[START EXERCISE MATERIALS]

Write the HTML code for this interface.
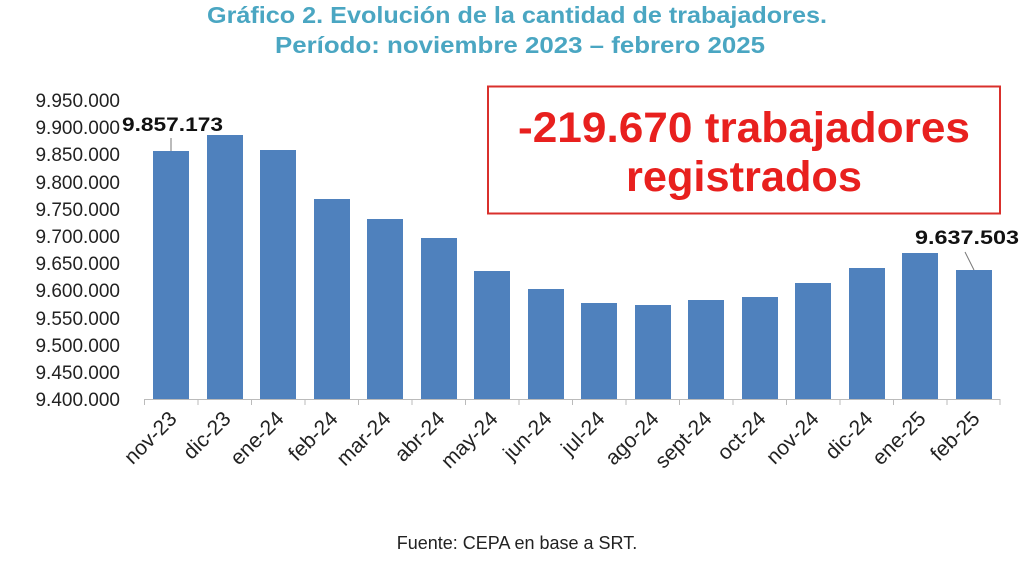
<!DOCTYPE html>
<html><head><meta charset="utf-8"><style>body{margin:0;background:#fff}svg{display:block}</style></head><body>
<svg width="1024" height="570" xmlns="http://www.w3.org/2000/svg" font-family="Liberation Sans, sans-serif">
<text x="517" y="23" text-anchor="middle" font-size="23" font-weight="bold" fill="#4aa6c2" textLength="620" lengthAdjust="spacingAndGlyphs">Gráfico 2. Evolución de la cantidad de trabajadores.</text>
<text x="520" y="53" text-anchor="middle" font-size="23" font-weight="bold" fill="#4aa6c2" textLength="490" lengthAdjust="spacingAndGlyphs">Período: noviembre 2023 – febrero 2025</text>
<g font-size="19" fill="#222" text-anchor="end">
<text x="120" y="107">9.950.000</text><text x="120" y="134">9.900.000</text><text x="120" y="161">9.850.000</text><text x="120" y="189">9.800.000</text><text x="120" y="216">9.750.000</text><text x="120" y="243">9.700.000</text><text x="120" y="270">9.650.000</text><text x="120" y="297">9.600.000</text><text x="120" y="325">9.550.000</text><text x="120" y="352">9.500.000</text><text x="120" y="379">9.450.000</text><text x="120" y="406">9.400.000</text>
</g>
<g fill="#4f81bd">
<rect x="153" y="151" width="36" height="248"/><rect x="207" y="135" width="36" height="264"/><rect x="260" y="150" width="36" height="249"/><rect x="314" y="199" width="36" height="200"/><rect x="367" y="219" width="36" height="180"/><rect x="421" y="238" width="36" height="161"/><rect x="474" y="271" width="36" height="128"/><rect x="528" y="289" width="36" height="110"/><rect x="581" y="303" width="36" height="96"/><rect x="635" y="305" width="36" height="94"/><rect x="688" y="300" width="36" height="99"/><rect x="742" y="297" width="36" height="102"/><rect x="795" y="283" width="36" height="116"/><rect x="849" y="268" width="36" height="131"/><rect x="902" y="253" width="36" height="146"/><rect x="956" y="270" width="36" height="129"/>
</g>
<g stroke="#bbb" stroke-width="1">
<line x1="144" y1="399.5" x2="1000" y2="399.5"/>
<path d="M144.5 399v6M198 399v6M251.5 399v6M305 399v6M358.5 399v6M412 399v6M465.5 399v6M519 399v6M572.5 399v6M626 399v6M679.5 399v6M733 399v6M786.5 399v6M840 399v6M893.5 399v6M947 399v6M1000 399v6"/>
</g>
<line x1="171" y1="138" x2="171" y2="151" stroke="#777"/>
<line x1="965" y1="252" x2="974" y2="270" stroke="#777"/>
<g font-size="19" font-weight="bold" fill="#111">
<text x="122" y="131" textLength="101" lengthAdjust="spacingAndGlyphs">9.857.173</text>
<text x="915" y="244" textLength="104" lengthAdjust="spacingAndGlyphs">9.637.503</text>
</g>
<g font-size="21" fill="#222" text-anchor="end">
<text transform="translate(178,420) rotate(-45)">nov-23</text>
<text transform="translate(232,420) rotate(-45)">dic-23</text>
<text transform="translate(285,420) rotate(-45)">ene-24</text>
<text transform="translate(339,420) rotate(-45)">feb-24</text>
<text transform="translate(392,420) rotate(-45)">mar-24</text>
<text transform="translate(446,420) rotate(-45)">abr-24</text>
<text transform="translate(499,420) rotate(-45)">may-24</text>
<text transform="translate(553,420) rotate(-45)">jun-24</text>
<text transform="translate(606,420) rotate(-45)">jul-24</text>
<text transform="translate(660,420) rotate(-45)">ago-24</text>
<text transform="translate(713,420) rotate(-45)">sept-24</text>
<text transform="translate(767,420) rotate(-45)">oct-24</text>
<text transform="translate(820,420) rotate(-45)">nov-24</text>
<text transform="translate(874,420) rotate(-45)">dic-24</text>
<text transform="translate(927,420) rotate(-45)">ene-25</text>
<text transform="translate(981,420) rotate(-45)">feb-25</text>
</g>
<rect x="488" y="86.5" width="512" height="127" fill="#fff" stroke="#d9302c" stroke-width="2"/>
<text x="744" y="142" text-anchor="middle" font-size="43" font-weight="bold" fill="#e8201e" textLength="452" lengthAdjust="spacingAndGlyphs">-219.670 trabajadores</text>
<text x="744" y="191" text-anchor="middle" font-size="43" font-weight="bold" fill="#e8201e" textLength="236" lengthAdjust="spacingAndGlyphs">registrados</text>
<text x="517" y="549" text-anchor="middle" font-size="18" fill="#222">Fuente: CEPA en base a SRT.</text>
</svg>
</body></html>
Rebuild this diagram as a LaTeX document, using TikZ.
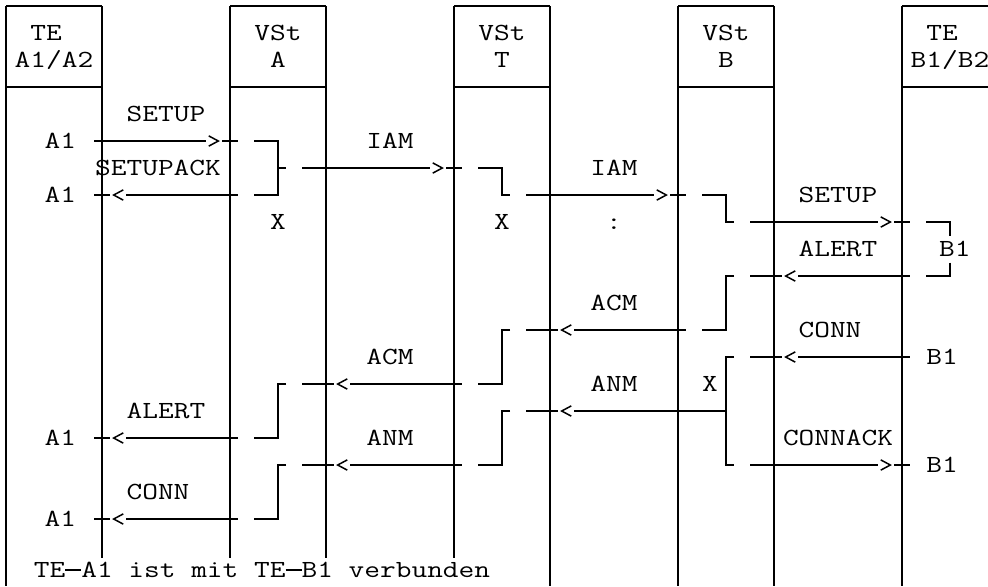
\documentclass[tikz,border=0pt]{standalone}
\usepackage{graphicx}
\tikzset{
  life/.style={line width=0.6pt},
  hline/.style={line width=1pt},
  xt/.style={line width=1.1pt},
  chev/.style={line width=0.75pt, line join=miter},
  lbl/.style={font=\ttfamily\fontsize{12.3pt}{14pt}\selectfont, inner sep=0pt, anchor=base},
}
\newcommand\hseg[3]{\draw[hline] (#1,#3) -- (#2,#3);}
\newcommand\xtick[2]{\draw[xt] (#1,#2-0.5) -- (#1,#2+0.5);}
\newcommand\rchev[2]{\draw[chev] (#1-0.33,#2-0.19) -- (#1+0.27,#2) -- (#1-0.33,#2+0.19);}
\newcommand\lchev[2]{\draw[chev] (#1+0.33,#2-0.19) -- (#1-0.27,#2) -- (#1+0.33,#2+0.19);}
\newcommand\tx[4]{\node[lbl] (#1) at (#2,#3+0.28) {\scalebox{1.24}[1]{#4}};}
\newcommand\mdash{\rule[0.3em]{0.525em}{0.06em}}
\begin{document}
\begin{tikzpicture}[x=8pt,y=-13.5pt]
\useasboundingbox (-0.375,-0.2222) rectangle (61.375,21.4815);
% lifelines
\foreach \c/\e in {0/21.48, 6/20.45, 14/20.45, 20/20.45, 28/20.45, 34/21.48, 42/21.48, 48/21.48, 56/21.48}
  {\draw[life] (\c,0) -- (\c,\e);}
% header boxes
\foreach \a/\b in {0/6, 14/20, 28/34, 42/48, 56/61.375}
  {\draw[hline] (\a,0) -- (\b,0); \draw[hline] (\a,3) -- (\b,3);}
\foreach \c in {0,6,14,20,28,34,42,48,56}
  {\draw[xt] (\c,2.5) -- (\c,3.5); \draw[xt] (\c,0) -- (\c,0.5);}
% header texts
\tx{tA1}{2.5}{1}{TE} \tx{tA2}{3}{2}{A1/A2}
\tx{vA1}{17}{1}{VSt} \tx{vA2}{17}{2}{A}
\tx{vT1}{31}{1}{VSt} \tx{vT2}{31}{2}{T}
\tx{vB1}{45}{1}{VSt} \tx{vB2}{45}{2}{B}
\tx{tB1}{58.5}{1}{TE} \tx{tB2}{59}{2}{B1/B2}
% labels
\tx{l1}{10}{4}{SETUP}
\tx{a1}{3.4}{5}{A1}
\tx{l2}{9.5}{6}{SETUPACK}
\tx{a2}{3.4}{7}{A1}
\tx{l3}{24}{5}{IAM}
\tx{l4}{38}{6}{IAM}
\tx{l5}{52}{7}{SETUP}
\tx{x1}{17}{8}{X}
\tx{x2}{31}{8}{X}
\tx{c1}{38}{8}{:}
\tx{l6}{52}{9}{ALERT}
\tx{b1}{59.3}{9}{B1}
\tx{l7}{38}{11}{ACM}
\tx{l8}{51.5}{12}{CONN}
\tx{l9}{24}{13}{ACM}
\tx{b2}{58.5}{13}{B1}
\tx{l10}{38}{14}{ANM}
\tx{x3}{44}{14}{X}
\tx{l11}{10}{15}{ALERT}
\tx{a3}{3.4}{16}{A1}
\tx{l12}{24}{16}{ANM}
\tx{l13}{52}{16}{CONNACK}
\tx{b3}{58.5}{17}{B1}
\tx{l14}{9.5}{18}{CONN}
\tx{a4}{3.4}{19}{A1}
\tx{foot}{16}{20.9}{TE\mdash A1 ist mit TE\mdash B1 verbunden}
% Row 5
\hseg{5.5}{12.5}{5} \xtick{6}{5} \rchev{13}{5} \hseg{13.5}{14.5}{5} \xtick{14}{5}
\draw[hline] (15.5,5) -| (17,7) -- (15.5,7);
\hseg{17}{17.5}{6}
% Row 6
\hseg{18.5}{26.5}{6} \xtick{20}{6} \rchev{27}{6} \hseg{27.5}{28.5}{6} \xtick{28}{6}
\draw[hline] (29.5,6) -| (31,7) -- (31.5,7);
% Row 7
\hseg{5.5}{6.5}{7} \xtick{6}{7} \lchev{7}{7} \hseg{7.5}{14.5}{7} \xtick{14}{7}
\hseg{32.5}{40.5}{7} \xtick{34}{7} \rchev{41}{7} \hseg{41.5}{42.5}{7} \xtick{42}{7}
\draw[hline] (43.5,7) -| (45,8) -- (45.5,8);
% Row 8
\hseg{46.5}{54.5}{8} \xtick{48}{8} \rchev{55}{8} \hseg{55.5}{56.5}{8} \xtick{56}{8}
\draw[hline] (57.5,8) -| (59,8.5);
\draw[hline] (59,9.5) |- (57.5,10);
% Row 10
\draw[hline] (45.5,10) -| (45,12) -- (43.5,12);
\hseg{46.5}{48.5}{10} \xtick{48}{10} \lchev{49}{10} \hseg{49.5}{56.5}{10} \xtick{56}{10}
% Row 12
\hseg{32.5}{34.5}{12} \xtick{34}{12} \lchev{35}{12} \hseg{35.5}{42.5}{12} \xtick{42}{12}
\draw[hline] (31.5,12) -| (31,14) -- (29.5,14);
% Row 13
\hseg{46.5}{48.5}{13} \xtick{48}{13} \lchev{49}{13} \hseg{49.5}{56.5}{13} \xtick{56}{13}
\draw[hline] (45.5,13) -| (45,17) -- (45.5,17);
% Row 14
\hseg{18.5}{20.5}{14} \xtick{20}{14} \lchev{21}{14} \hseg{21.5}{28.5}{14} \xtick{28}{14}
\draw[hline] (17.5,14) -| (17,16) -- (15.5,16);
% Row 15
\hseg{32.5}{34.5}{15} \xtick{34}{15} \lchev{35}{15} \hseg{35.5}{45}{15} \xtick{42}{15} \xtick{45}{15}
\draw[hline] (31.5,15) -| (31,17) -- (29.5,17);
% Row 16
\hseg{5.5}{6.5}{16} \xtick{6}{16} \lchev{7}{16} \hseg{7.5}{14.5}{16} \xtick{14}{16}
% Row 17
\hseg{18.5}{20.5}{17} \xtick{20}{17} \lchev{21}{17} \hseg{21.5}{28.5}{17} \xtick{28}{17}
\draw[hline] (17.5,17) -| (17,19) -- (15.5,19);
\hseg{46.5}{54.5}{17} \xtick{48}{17} \rchev{55}{17} \hseg{55.5}{56.5}{17} \xtick{56}{17}
% Row 19
\hseg{5.5}{6.5}{19} \xtick{6}{19} \lchev{7}{19} \hseg{7.5}{14.5}{19} \xtick{14}{19}
\end{tikzpicture}
\end{document}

[END EXERCISE MATERIALS]

→ EXERCISE INSTRUCTIONS
Copy each line of the listing in which the word "this" can be found.

→ EXPECTED ANSWER
Write the HTML code for this interface.
Rebuild this diagram as a LaTeX document, using TikZ.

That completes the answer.